Russia turns east to embrace looming China

MOSCOW (Reuters) – When Russia opens a “billion-dollar bridge” on its Pacific coast this summer, Vladimir Putin can expect an enthusiastic audience among the 5,000 islanders whom it will connect to the mainland, at an eye-popping cost per head.

But the president will be looking, too, for attention from a few miles further off, in China, whose rise as a trading and diplomatic partner but also as a potential rival for control of thinly populated Siberia’s resources has brought a new focus in Moscow on both business and military investment in the far east.

Putin, who meets Chinese leaders in Beijing on Tuesday as he settles back into his role in the Kremlin, has poured money into the Vladivostok area since it was chosen five years ago to host this September’s Asia-Pacific APEC summit.

The bridge, which with a central span of 1.l km (1,200 yards) can claim to be the longest of its type in the world, is a sweeping statement of intent. It connects Russia’s main Pacific port to Russky Island, where just 20 years ago, as Soviet Communism collapsed, soldiers starved to death for want of rations being dispatched to this remotest of outposts.

Today, though some question the efficacy of bureaucrats pouring taxpayers’ roubles into the region, it shows a will in the Kremlin to engage in the east, where Putin must balance the opportunities and risks presented by the rapid growth of China.

“If Peter the Great were alive today he would relocate the capital to Vladivostok not St Petersburg,” said Dmitry Trenin of the think-tank Carnegie Moscow Center, referring to the 18th-century tsar’s drive to push Russians into the heart of Europe.

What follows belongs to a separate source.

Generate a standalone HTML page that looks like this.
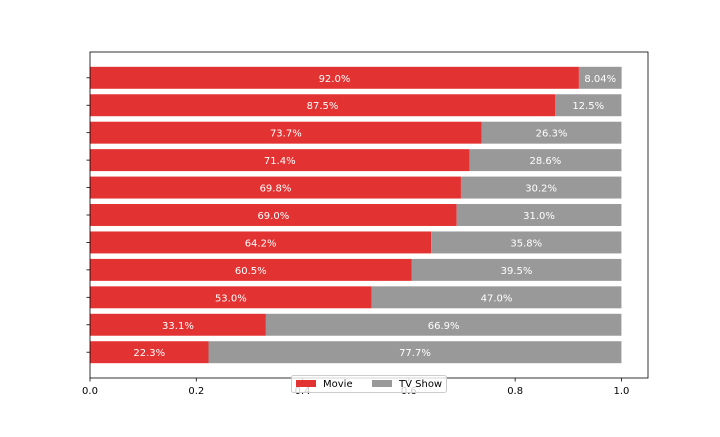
<!DOCTYPE html>
<html><head><meta charset="utf-8"><style>
body{margin:0;background:#fff;}
svg text{font-family:"DejaVu Sans","Liberation Sans",sans-serif;}
</style></head><body>
<svg id="c" width="720" height="432" xmlns="http://www.w3.org/2000/svg"></svg>
<script>
const movieVals=[22.3,33.1,53.0,60.5,64.2,69.0,69.8,71.4,73.7,87.5,92.0];
const tvVals=[77.7,66.9,47.0,39.5,35.8,31.0,30.2,28.6,26.3,12.5,8.04];
const xTicks=[0,0.2,0.4,0.6,0.8,1.0];
const xTickLabels=["0.0","0.2","0.4","0.6","0.8","1.0"];
const NS="http://www.w3.org/2000/svg";
const svg=document.getElementById('c');
const L=90,R=648,T=52,B=378;
const x=v=>L+(v-0)/(1.05)*(R-L);
const n=movieVals.length;
const ymin=-0.94,ymax=(n-1)+0.94;
const y=v=>T+(ymax-v)/(ymax-ymin)*(B-T);
const bh=0.8*(B-T)/(ymax-ymin);
function mk(t,a){const e=document.createElementNS(NS,t);for(const k in a)e.setAttribute(k,a[k]);svg.appendChild(e);return e;}
function fmt(v){return (v<10?v.toFixed(2):v.toFixed(1))+'%';}
for(let i=0;i<n;i++){
  const m=movieVals[i]/100,t=tvVals[i]/100,cy=y(i);
  let r=mk('rect',{x:x(0),y:cy-bh/2,width:x(m)-x(0),height:bh,fill:'#e33232'});
  
  
  r=mk('rect',{x:x(m),y:cy-bh/2,width:x(m+t)-x(m),height:bh,fill:'#999999'});
  
  
  let tx=mk('text',{x:(x(0)+x(m))/2,y:cy+4,'font-size':10,fill:'#fff','text-anchor':'middle'});
  tx.textContent=fmt(movieVals[i]);
  
  
  tx=mk('text',{x:(x(m)+x(m+t))/2,y:cy+4,'font-size':10,fill:'#fff','text-anchor':'middle'});
  tx.textContent=fmt(tvVals[i]);
  
  
  const tk=mk('line',{x1:L-3.5,x2:L,y1:cy,y2:cy,stroke:'#000','stroke-width':0.8});
  
  
}
xTicks.forEach((v,i)=>{
  const tk=mk('line',{x1:x(v),x2:x(v),y1:B,y2:B+3.5,stroke:'#000','stroke-width':0.8});
  
  
  const t=mk('text',{x:x(v),y:B+16,'font-size':10,fill:'#000','text-anchor':'middle'});
  t.textContent=xTickLabels[i];
  
  
});
const fr=mk('rect',{x:L,y:T,width:R-L,height:B-T,fill:'none',stroke:'#000','stroke-width':0.8});


const g=mk('g',{});


const lb=mk('rect',{x:291.5,y:375.5,width:155,height:17,rx:2,fill:'#fff','fill-opacity':0.8,stroke:'#ccc'});


const items=[['Movie','#e33232',296],['TV Show','#999999',372]];
items.forEach(it=>{
  const s=mk('rect',{x:it[2],y:380,width:20,height:7,fill:it[1]});
  
  
  const t=mk('text',{x:it[2]+27,y:387,'font-size':10,fill:'#000'});
  t.textContent=it[0];
  
  
});
</script>
</body></html>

“The Pacific is the equivalent of the Baltic Sea in the 18th century. It’s where the action is,” Trenin said. “But Russia needs to divert far more attention to the Far East than it has been devoting recently … It will remain a challenge.”

Newly re-installed as president after four years as prime minister to his protégé Dmitry Medvedev, Putin met EU officials in St Petersburg on Monday before embarking on a state visit to China. He will meet President Hu Jintao and attend a summit of the Shanghai Cooperation Organisation, which also includes former Soviet states in central Asia.

Among the talks between Russia, the world’s biggest energy producer, and China, the largest consumer of energy, will be a natural gas deal which Moscow hopes to finalize after years of negotiation. Also on the table is a multi-billion dollar joint venture to build a long-haul aircraft, Russian media have said, and a state-run fund to invest in Russian and Chinese projects.

Russian trade with China has risen at least 40 percent year on year for the last two years and Russian officials say that a target to have $100 billion in bilateral trade by 2015 is likely to be reached ahead of time.